Google’s Proprietary Products
Hardware like the new Pixel phone and Nest home-management tools is still only a tiny sliver of its overall revenue mix, but that may not be the case forever. Indeed, if the recent use of Google’s ad inventory is any indication, the company is quite serious about selling more hardware.
As The Wall Street Journal notes: “ads for products sold by Google and its sister companies appeared in the most prominent spot in 91% of 25,000 recent searches related to such items. In 43% of the searches, the top two ads both were for Google-related products.”
Alphabet is getting real serious about physical products.
When Google acquired YouTube back in 2006, web-based video was a relatively new idea, and it wasn’t clear how to measure the successful monetization of it.
That has changed in the meantime as the idea has matured. That maturation has forced GOOGL to rethink how it sells and displays ads at the popular video venue, and the company may finally have the math and metrics down to a science. Following the previously reported quarter, it was estimated that YouTube’s annual revenue was now in excess of $10 billion, and it was growing at an annual clip of as much as 40%. [Alphabet doesn’t offer such details.]
That’s a sentiment that has persisted in the meantime. Barron’s recently opined that YouTube, in conjunction with digital ad business growth, could boost the value of GOOGL stock by 20%.
Android Apps Everywhere
Finally, Alphabet has finally embraced the reality that more of its apps need to function on more devices. It has also made the appropriate change, introducing more Chromebooks that run Android apps. Not only will that make Chromebooks more marketable, it will make Google Play’s apps and digital content more marketable.
Note that the company may not dish out any specific details about all — or any — of these three matters with its earnings release or during the conference call. That, however, doesn’t mean they aren’t going to be the key drivers of the performance GOOGL stock produces going forward.
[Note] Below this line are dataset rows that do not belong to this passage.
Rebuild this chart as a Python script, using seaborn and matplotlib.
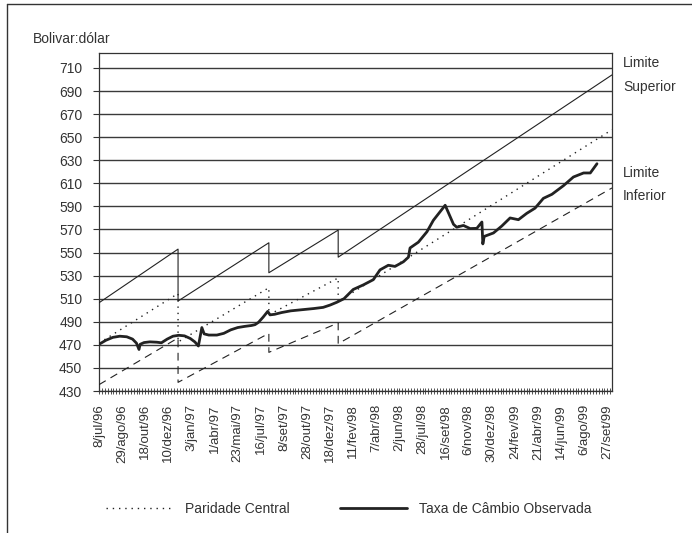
import numpy as np
import pandas as pd
import matplotlib
matplotlib.use("Agg")
import matplotlib.pyplot as plt
from matplotlib.lines import Line2D
from matplotlib.ticker import MultipleLocator
import seaborn as sns

# x positions are measured in "label slots" (the date labels are evenly spaced)
date_labels = ["8/jul/96", "29/ago/96", "18/out/96", "10/dez/96", "3/jan/97", "1/abr/97",
               "23/mai/97", "16/jul/97", "8/set/97", "28/out/97", "18/dez/97", "11/fev/98",
               "7/abr/98", "2/jun/98", "28/jul/98", "16/set/98", "6/nov/98", "30/dez/98",
               "24/fev/99", "21/abr/99", "14/jun/99", "6/ago/99", "27/set/99"]

# band vertices (sawtooth with resets)
band_x = [0, 3.42, 3.42, 7.35, 7.35, 10.35, 10.35, 22.2]
upper_y = [506.5, 553, 508, 558.5, 532.5, 569.5, 546, 704]
central_y = [471.5, 514.5, 472.5, 519.5, 496, 528, 507.5, 656.5]
lower_y = [435.5, 476, 437.5, 480, 463.5, 489, 471, 606]

# observed exchange rate
obs_x = [0, 0.3, 0.6, 0.9, 1.2, 1.45, 1.62, 1.73, 1.78, 1.95, 2.2, 2.5, 2.7, 2.95,
         3.2, 3.45, 3.7, 3.95, 4.15, 4.3, 4.45, 4.55, 4.75, 5.1, 5.4, 5.7, 6.0, 6.3,
         6.6, 6.75, 6.9, 7.1, 7.3, 7.4, 7.6, 7.9, 8.3, 8.8, 9.3, 9.7, 10.0, 10.3,
         10.6, 11.0, 11.44, 11.87, 12.16, 12.52, 12.81, 13.17, 13.39, 13.46, 13.82,
         14.19, 14.47, 14.98, 15.34, 15.48, 15.77, 16.06, 16.35, 16.57, 16.61, 16.67,
         17.07, 17.43, 17.79, 18.15, 18.51, 18.87, 19.23, 19.6, 20.1, 20.53, 20.97,
         21.26, 21.55]
obs_y = [470.5, 474, 476.5, 477.5, 477, 475, 471.5, 466, 470.5, 472, 472.6, 472.3,
         471.8, 475, 477.5, 478.3, 477.8, 475.5, 472.5, 469, 485, 479.5, 478.5, 478.5,
         480, 483, 485, 486, 486.8, 487.5, 489.5, 494, 499, 496, 496.5, 498, 499.5,
         500.5, 501.5, 502.5, 504.5, 507, 510, 518, 522, 526.5, 535, 539, 538, 542,
         546, 554, 559, 568, 578, 591, 574.5, 572, 573.5, 570.8, 571, 576.5, 557.5,
         564, 567, 573, 580, 578.5, 584, 588.5, 597, 600.5, 608, 615.5, 619, 619, 627]

y_ticks = list(range(430, 711, 20))

sns.set_style("ticks")
plt.rcParams["font.family"] = ["Liberation Sans", "DejaVu Sans"]

fig = plt.figure(figsize=(6.92, 5.33), dpi=100)
ax = fig.add_axes([0.1431, 0.2664, 0.7413, 0.6342])

ink = "#222222"
for y in y_ticks:
    ax.axhline(y, color="#3a3a3a", lw=1.0, zorder=1)

band = pd.DataFrame({"x": band_x, "upper": upper_y, "central": central_y, "lower": lower_y})
sns.lineplot(data=band, x="x", y="upper", ax=ax, estimator=None, sort=False,
             color=ink, lw=0.8, zorder=3)
sns.lineplot(data=band, x="x", y="central", ax=ax, estimator=None, sort=False,
             color=ink, lw=1.0, linestyle=(0, (1, 3.5)), zorder=3)
sns.lineplot(data=band, x="x", y="lower", ax=ax, estimator=None, sort=False,
             color=ink, lw=0.8, linestyle=(0, (7, 5)), zorder=3)

obs = pd.DataFrame({"x": obs_x, "rate": obs_y})
sns.lineplot(data=obs, x="x", y="rate", ax=ax, estimator=None, sort=False,
             color=ink, lw=2.0, zorder=4)

ax.set_xlim(0, 22.2)
ax.set_ylim(430, 723)
ax.set_xticks(range(len(date_labels)))
ax.set_xticklabels(date_labels, rotation=90, fontsize=9.5, color="#333333")
ax.xaxis.set_minor_locator(MultipleLocator(1 / 8))
ax.set_yticks(y_ticks)
ax.set_yticklabels([str(v) for v in y_ticks], fontsize=10, color="#333333")
ax.tick_params(axis="x", which="both", direction="inout", length=5, width=0.6,
               color="#333333", pad=7)
ax.tick_params(axis="y", direction="out", length=4, width=0.8, color="#333333", pad=8)
ax.set_xlabel("")
ax.set_ylabel("")
for side in ["left", "right", "top", "bottom"]:
    ax.spines[side].set_visible(True)
    ax.spines[side].set_color("#333333")
    ax.spines[side].set_linewidth(0.9)

fig.text(33 / 692, 1 - 39 / 533, "Bolivar:dólar", fontsize=10, color="#333333",
         ha="left", va="center")
fig.text(623 / 692, 1 - 63 / 533, "Limite", fontsize=10, color="#333333", va="center")
fig.text(623 / 692, 1 - 87 / 533, "Superior", fontsize=10, color="#333333", va="center")
fig.text(623 / 692, 1 - 173 / 533, "Limite", fontsize=10, color="#333333", va="center")
fig.text(623 / 692, 1 - 196 / 533, "Inferior", fontsize=10, color="#333333", va="center")

handles = [Line2D([], [], color=ink, lw=1.0, linestyle=(0, (1, 3.5))),
           Line2D([], [], color=ink, lw=2.0)]
fig.legend(handles, ["Paridade Central", "Taxa de Câmbio Observada"], ncol=2,
           loc="center left", bbox_to_anchor=(106 / 692, 1 - 509 / 533),
           frameon=False, fontsize=10, handlelength=4.8, handletextpad=0.9,
           columnspacing=3.6, borderpad=0, borderaxespad=0,
           labelcolor="#333333")

# outer frame (top and left edges of the scanned box)
fig.add_artist(Line2D([7 / 692, 7 / 692], [0, 1 - 4 / 533], transform=fig.transFigure,
                      color="#333333", lw=1.0))
fig.add_artist(Line2D([7 / 692, 1], [1 - 4 / 533, 1 - 4 / 533], transform=fig.transFigure,
                      color="#333333", lw=1.0))

fig.savefig("out.png", dpi=100)
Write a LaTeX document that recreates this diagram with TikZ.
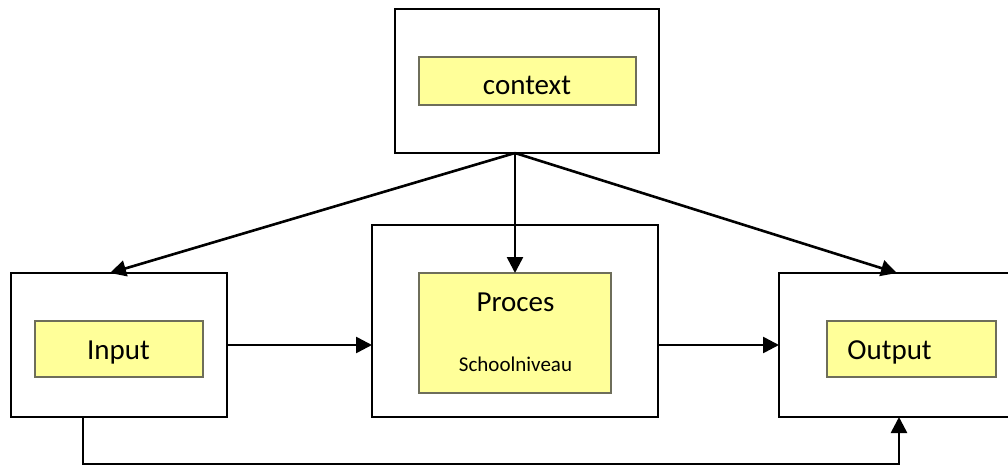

Bottom Line for GOOGL Stock
Last week, Pacific Crest began coverage of Alphabet with a price target of $1,030. This week, Barron’s suggested GOOGL shares could reach $1,000 before the end of 2017. Those numbers are 21% and 18%, respectively, higher than the stock’s current value.
Both opinions mentioned a combination of the company’s growing digital ad business and YouTube as key growth drivers. The Barron’s take added the potential of Alphabet’s cloud business to its bullish thesis, while Pacific Crest mentioned the possibility of Alphabet establishing a multi-channel video service.
It’s telling that both outfits made a point of sharing their opinions in front of earnings. It’s even more interesting that both parties are in agreement about what Alphabet shares are worth headed into (and then out of) its earnings report.
Should the knee-jerk response be a selloff, it should be used as a buying opportunity.
As of this writing, James Brumley did not hold a position in any of the aforementioned securities.